Certains y voient une perte de contact. Une voiture automatique, c’est pratique, mais c’est un peu comme écouter un orchestre depuis le parking. La boîte manuelle, c’est le lien direct entre le cerveau, le pied et les roues. Un engagement. Une danse à trois temps.
Pour d’autres, c’est un snobisme. Un “c’était mieux avant” maquillé en passion. Mais quand on voit le prix de certaines sportives d’occasion en boîte manuelle — Porsche 911, Honda S2000, Renault Clio RS — on comprend qu’il y a là quelque chose de plus profond. Une forme de résistance. Un refus du tout-assisté.

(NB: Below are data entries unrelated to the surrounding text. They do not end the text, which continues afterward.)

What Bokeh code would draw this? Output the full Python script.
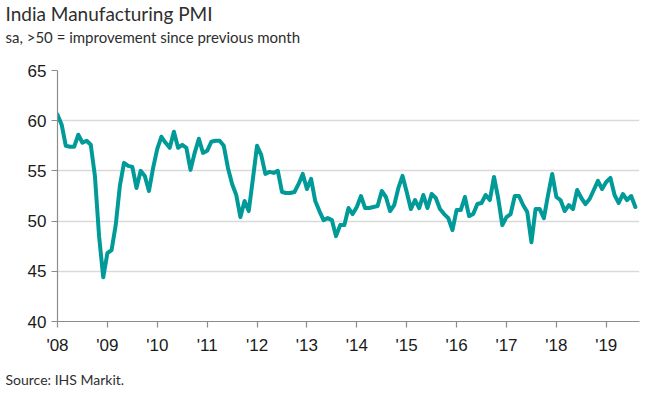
from bokeh.plotting import figure
from bokeh.models import Title, FixedTicker, Range1d
from bokeh.embed import file_html
from bokeh.resources import INLINE

# India Manufacturing PMI, monthly, Jan 2008 - Aug 2019 (sa)
pmi_2008 = [60.6, 59.6, 57.5, 57.4, 57.4, 58.6, 57.8, 58.0, 57.6, 54.5, 48.5, 44.4]
pmi_2009 = [46.8, 47.1, 49.6, 53.5, 55.8, 55.5, 55.4, 53.3, 55.0, 54.5, 53.0, 55.3]
pmi_2010 = [57.2, 58.4, 57.8, 57.3, 58.9, 57.3, 57.6, 57.3, 55.1, 56.8, 58.2, 56.8]
pmi_2011 = [57.0, 57.9, 58.0, 58.0, 57.5, 55.3, 53.7, 52.6, 50.4, 52.0, 51.0, 54.2]
pmi_2012 = [57.5, 56.6, 54.7, 54.9, 54.8, 55.0, 52.9, 52.8, 52.8, 52.9, 53.7, 54.7]
pmi_2013 = [53.2, 54.2, 52.0, 51.0, 50.1, 50.3, 50.1, 48.5, 49.6, 49.6, 51.3, 50.7]
pmi_2014 = [51.4, 52.5, 51.3, 51.3, 51.4, 51.5, 53.0, 52.4, 51.0, 51.6, 53.3, 54.5]
pmi_2015 = [52.9, 51.2, 52.1, 51.3, 52.6, 51.3, 52.7, 52.3, 51.2, 50.7, 50.3, 49.1]
pmi_2016 = [51.1, 51.1, 52.4, 50.5, 50.7, 51.7, 51.8, 52.6, 52.1, 54.4, 52.3, 49.6]
pmi_2017 = [50.4, 50.7, 52.5, 52.5, 51.6, 50.9, 47.9, 51.2, 51.2, 50.3, 52.6, 54.7]
pmi_2018 = [52.4, 52.1, 51.0, 51.6, 51.2, 53.1, 52.3, 51.7, 52.2, 53.1, 54.0, 53.2]
pmi_2019 = [53.9, 54.3, 52.6, 51.8, 52.7, 52.1, 52.5, 51.4]

year_labels = ["'08", "'09", "'10", "'11", "'12", "'13", "'14", "'15", "'16", "'17", "'18", "'19"]
y_ticks = [40, 45, 50, 55, 60, 65]

title_text = "India Manufacturing PMI"
subtitle_text = "sa, >50 = improvement since previous month"
source_text = "Source: IHS Markit."

values = (pmi_2008 + pmi_2009 + pmi_2010 + pmi_2011 + pmi_2012 + pmi_2013 +
          pmi_2014 + pmi_2015 + pmi_2016 + pmi_2017 + pmi_2018 + pmi_2019)
months = list(range(len(values)))
x_ticks = [12 * i for i in range(len(year_labels))]

p = figure(width=657, height=398, output_backend="svg", toolbar_location=None,
           x_range=Range1d(0, 140), y_range=Range1d(40, 65),
           min_border_left=57, min_border_right=18, min_border_top=69,
           min_border_bottom=76)
p.outline_line_color = None
p.background_fill_color = "white"
p.border_fill_color = "white"

p.xgrid.visible = False
p.ygrid.grid_line_color = "#d9d9d9"
p.ygrid.grid_line_width = 1.5

for ax in (p.xaxis[0], p.yaxis[0]):
    ax.axis_line_color = "#8c8c8c"
    ax.axis_line_width = 1.2
    ax.major_tick_line_color = "#8c8c8c"
    ax.major_tick_line_width = 1.2
    ax.major_tick_in = 0
    ax.major_tick_out = 6
    ax.minor_tick_line_color = None
    ax.major_label_text_font = "Liberation Sans"
    ax.major_label_text_font_size = "17px"
    ax.major_label_text_color = "#1a1a1a"

p.yaxis.ticker = FixedTicker(ticks=y_ticks)
p.yaxis.major_label_standoff = 5
p.xaxis.ticker = FixedTicker(ticks=x_ticks)
p.xaxis.major_label_overrides = {t: lab for t, lab in zip(x_ticks, year_labels)}
p.xaxis.major_label_standoff = 8

p.line(months, values, line_color="#009a98", line_width=4,
       line_join="round", line_cap="round")

p.add_layout(Title(text=subtitle_text, align="left", offset=-52,
                   text_font="Lato", text_font_size="15px", text_font_style="normal",
                   text_color="#2e2e2e", standoff=50), "above")
p.add_layout(Title(text=title_text, align="left", offset=-52,
                   text_font="Lato", text_font_size="19px", text_font_style="normal",
                   text_color="#2e2e2e", standoff=-49), "above")
p.add_layout(Title(text=source_text, align="left", offset=-52,
                   text_font="Lato", text_font_size="14px", text_font_style="normal",
                   text_color="#2e2e2e", standoff=22), "below")

open("out.html", "w").write(file_html(p, INLINE))
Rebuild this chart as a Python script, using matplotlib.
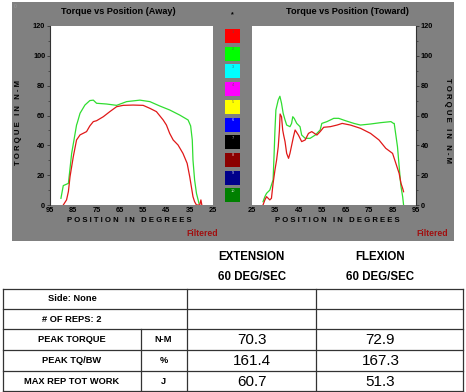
import matplotlib
matplotlib.use("Agg")
import matplotlib.pyplot as plt
from matplotlib.patches import Rectangle

plt.rcParams['font.family'] = ['Liberation Sans', 'DejaVu Sans']

# ---------------- data ----------------
away_green_deg = [90.3, 89.3, 87.1, 85.7, 84.7, 83.6, 83.3, 82.1, 80.0, 77.9, 76.4, 75.0, 70.7, 66.4,
                  62.1, 56.4, 52.1, 47.9, 43.6, 39.3, 35.7, 34.6, 33.9, 33.6, 32.9, 32.1, 31.0]
away_green_trq = [4.5, 13, 14.5, 34.6, 43.6, 53.6, 55, 61.5, 67, 70, 70.3, 68.2, 67.7, 66.8,
                  69.3, 70.3, 69.3, 66.4, 63.7, 60.3, 57, 53, 43.6, 30.2, 16.8, 7.8, 1]
away_red_deg = [89.3, 87.9, 87.1, 86.4, 85.0, 83.6, 82.1, 79.3, 77.9, 76.4, 75.0, 72.1, 69.3, 66.4,
                63.6, 59.3, 55.0, 52.1, 49.3, 46.4, 45.0, 43.6, 42.1, 40.0, 37.9, 36.1, 35.0, 34.3,
                33.6, 32.9, 32.1, 30.7, 30.2, 29.8]
away_red_trq = [0, 3.4, 9, 19, 32.4, 43.6, 47, 49.2, 53, 55.9, 56.5, 59.2, 62.6, 65.9,
                66.8, 67, 66.8, 64.8, 62.6, 57, 53.6, 48, 43.6, 40.2, 34.6, 27.9, 19, 12.3,
                5.6, 2.2, 0, 0, 3.4, 0]

tow_green_deg = [29.7, 30.5, 31.2, 32.6, 34.0, 34.5, 34.8, 35.2, 36.2, 36.9, 37.6, 38.3, 39.1, 39.8,
                 41.2, 41.9, 42.4, 43.0, 44.1, 45.5, 46.2, 47.7, 49.8, 52.0, 54.1, 54.8, 57.0, 59.9,
                 62.0, 64.9, 68.5, 71.3, 75.6, 79.9, 84.3, 85.4, 85.7, 87.1, 88.3, 88.6, 89.3, 89.7]
tow_green_trq = [2.2, 5.6, 7.8, 10, 16.8, 36.9, 50.3, 63.7, 70.4, 72.9, 68.2, 61.5, 57, 53.6,
                 52.5, 54.7, 59.2, 58.1, 54.7, 52.5, 46.9, 44.7, 44.7, 46.9, 50.3, 54.7, 55.9, 58.1,
                 58.1, 56.5, 54.7, 53.6, 54.3, 55.2, 55.9, 54.7, 54.7, 39, 16.8, 12.3, 5.6, 0]
tow_red_deg = [29.7, 30.5, 31.2, 31.9, 32.6, 33.3, 34.0, 34.8, 35.5, 36.2, 36.7, 37.0, 37.6, 38.1,
               38.5, 39.1, 39.8, 40.6, 41.2, 42.7, 43.4, 44.8, 46.2, 47.7, 49.1, 50.5, 52.7, 54.1,
               55.6, 58.4, 61.3, 63.5, 67.0, 71.3, 75.6, 79.2, 82.1, 85.0, 86.4, 87.8, 88.6, 89.3, 89.7]
tow_red_trq = [0, 3.4, 5.6, 4.5, 3.4, 4.5, 14.5, 23.5, 30.2, 39.1, 50, 61, 59.2, 50.3,
               46.9, 42.5, 34.6, 31.3, 34.6, 45.8, 50.3, 46.9, 42.5, 43.6, 48, 49.2, 46.9, 49.2,
               52.1, 52.5, 53.6, 54.7, 53.6, 51.4, 48, 43.6, 38, 34.6, 27.9, 21.2, 14.5, 11.2, 8.9]

x_ticks = [95, 85, 75, 65, 55, 45, 35, 25]
y_ticks = [0, 20, 40, 60, 80, 100, 120]

rep_colors = ['#ff0000', '#00ff00', '#00ffff', '#ff00ff', '#ffff00', '#0000ff',
              '#000000', '#8b0000', '#00008b', '#008000']
rep_labels = ['1', '2', '3', '4', '5', '6', '7', '8', '9', '10']

col_headers = ['EXTENSION', 'FLEXION']
col_speeds = ['60 DEG/SEC', '60 DEG/SEC']
row_labels = ['PEAK TORQUE', 'PEAK TQ/BW', 'MAX REP TOT WORK']
row_units = ['N-M', '%', 'J']
ext_values = ['70.3', '161.4', '60.7']
flex_values = ['72.9', '167.3', '51.3']

# ---------------- figure ----------------
W, H = 466, 392
fig = plt.figure(figsize=(W / 100, H / 100), dpi=100)
bg = fig.add_axes([0, 0, 1, 1])
bg.set_xlim(0, W)
bg.set_ylim(H, 0)
bg.axis('off')
bg.set_zorder(0)

GRAY = '#808080'
bg.add_patch(Rectangle((12, 2), 442, 239, facecolor=GRAY, edgecolor='none'))
bg.text(14, 6, '0', fontsize=3.5, color='#9a9a9a', ha='left', va='center')

# titles
bg.text(118, 11, 'Torque vs Position (Away)', fontsize=6.6, fontweight='bold', ha='center', va='center')
bg.text(347.5, 11, 'Torque vs Position (Toward)', fontsize=6.6, fontweight='bold', ha='center', va='center')
bg.text(232, 15, '*', fontsize=5, fontweight='bold', ha='center', va='center')

def spaced(s):
    return '   '.join(' '.join(w) for w in s.split(' '))

bg.text(19, 122, spaced('TORQUE IN N-M'), rotation=90, fontsize=5.6, fontweight='bold',
        ha='center', va='center')
bg.text(447, 120, spaced('TORQUE IN N-M'), rotation=270, fontsize=5.6, fontweight='bold',
        ha='center', va='center')
bg.text(129, 220, spaced('POSITION IN DEGREES'), fontsize=5.6, fontweight='bold', ha='center', va='center')
bg.text(337.5, 220, spaced('POSITION IN DEGREES'), fontsize=5.6, fontweight='bold', ha='center', va='center')
bg.text(218, 233, 'Filtered', fontsize=6.2, fontweight='bold', color='#a01010', ha='right', va='center')
bg.text(448, 233, 'Filtered', fontsize=6.2, fontweight='bold', color='#a01010', ha='right', va='center')

# rep color boxes
for i, (c, lab) in enumerate(zip(rep_colors, rep_labels)):
    y0 = 29 + i * 17.7
    bg.add_patch(Rectangle((225, y0), 15, 14, facecolor=c, edgecolor='none'))
    tc = '#ffffff' if c in ('#000000', '#8b0000', '#00008b', '#008000', '#0000ff') else '#555555'
    bg.text(232.5, y0 + 2.5, lab, fontsize=2.8, color=tc, alpha=0.8, ha='center', va='center')

# ---------------- plots ----------------
RED = '#e01818'
GREEN = '#30dd30'

def make_ax(left_px, right_px, side):
    ax = fig.add_axes([left_px / W, 1 - 205 / H, (right_px - left_px) / W, (205 - 26) / H])
    ax.set_zorder(2)
    ax.set_facecolor('white')
    ax.set_ylim(0, 120)
    ax.set_yticks(y_ticks)
    ax.set_yticks(list(range(10, 120, 20)), minor=True)
    ax.set_xticks(x_ticks)
    for sp in ax.spines.values():
        sp.set_visible(False)
    ax.spines[side].set_visible(True)
    ax.spines[side].set_color('#333333')
    ax.spines[side].set_linewidth(0.8)
    ax.tick_params(axis='y', which='major', length=2.5, width=0.6, color='#333333',
                   labelsize=5.3, pad=1, left=(side == 'left'), right=(side == 'right'),
                   labelleft=(side == 'left'), labelright=(side == 'right'))
    ax.tick_params(axis='y', which='minor', length=1.5, width=0.5, color='#333333',
                   left=(side == 'left'), right=(side == 'right'))
    ax.tick_params(axis='x', length=0, labelsize=5.3, pad=1.5)
    for lab in ax.get_xticklabels() + ax.get_yticklabels():
        lab.set_fontweight('bold')
    return ax

ax1 = make_ax(50, 213, 'left')
ax1.set_xlim(95, 25)
ax1.plot(away_green_deg, away_green_trq, color=GREEN, lw=0.9)
ax1.plot(away_red_deg, away_red_trq, color=RED, lw=0.9)

ax2 = make_ax(252, 416, 'right')
ax2.set_xlim(25, 95)
ax2.plot(tow_green_deg, tow_green_trq, color=GREEN, lw=0.9)
ax2.plot(tow_red_deg, tow_red_trq, color=RED, lw=0.9)

# ---------------- table ----------------
for cx, hdr, spd in zip([251.7, 380.5], col_headers, col_speeds):
    bg.text(cx, 257, hdr, fontsize=8.3, fontweight='bold', ha='center', va='center')
    bg.text(cx, 277.5, spd, fontsize=8.3, fontweight='bold', ha='center', va='center')

LC = '#333333'
LW = 0.9
rows_y = [288.5, 308.5, 329, 350, 371, 391]
xl, xr = 3, 462.5
for yy in rows_y:
    bg.plot([xl, xr], [yy, yy], color=LC, lw=LW)
for xx in [xl, 186.5, 316, xr]:
    bg.plot([xx, xx], [rows_y[0], rows_y[-1]], color=LC, lw=LW)
bg.plot([141, 141], [rows_y[2], rows_y[-1]], color=LC, lw=LW)

bg.text(72, 298.5, 'Side: None', fontsize=6.7, fontweight='bold', ha='center', va='center')
bg.text(72, 319, '# OF REPS: 2', fontsize=6.7, fontweight='bold', ha='center', va='center')
for i in range(3):
    yc = (rows_y[i + 2] + rows_y[i + 3]) / 2
    bg.text(72, yc, row_labels[i], fontsize=6.7, fontweight='bold', ha='center', va='center')
    bg.text(163.5, yc, row_units[i], fontsize=6.7, fontweight='bold', ha='center', va='center')
    bg.text(251.7, yc + 0.5, ext_values[i], fontsize=11, ha='center', va='center')
    bg.text(380.5, yc + 0.5, flex_values[i], fontsize=11, ha='center', va='center')

fig.savefig('out.png', dpi=100)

Alors oui, la boîte manuelle disparaît. Mais elle ne s’éteindra pas sans émotion.
Conclusion
La boîte manuelle ne disparaîtra pas du jour au lendemain. Il restera toujours quelques modèles, quelques passionnés, quelques marchés de niche. Mais son déclin est enclenché, inexorable. D’ici dix ans, elle sera l’exception et non plus la norme. Peut-être qu’un jour, elle fera son retour comme le vinyle, avec ses craquements, son charme, et ses fidèles.
Nota Bene
Tourner un volant, embrayer, passer une vitesse : ce geste simple devient un acte de résistance. La boîte manuelle n’est peut-être plus la norme, mais elle reste une passion mécanique, viscérale, presque romantique.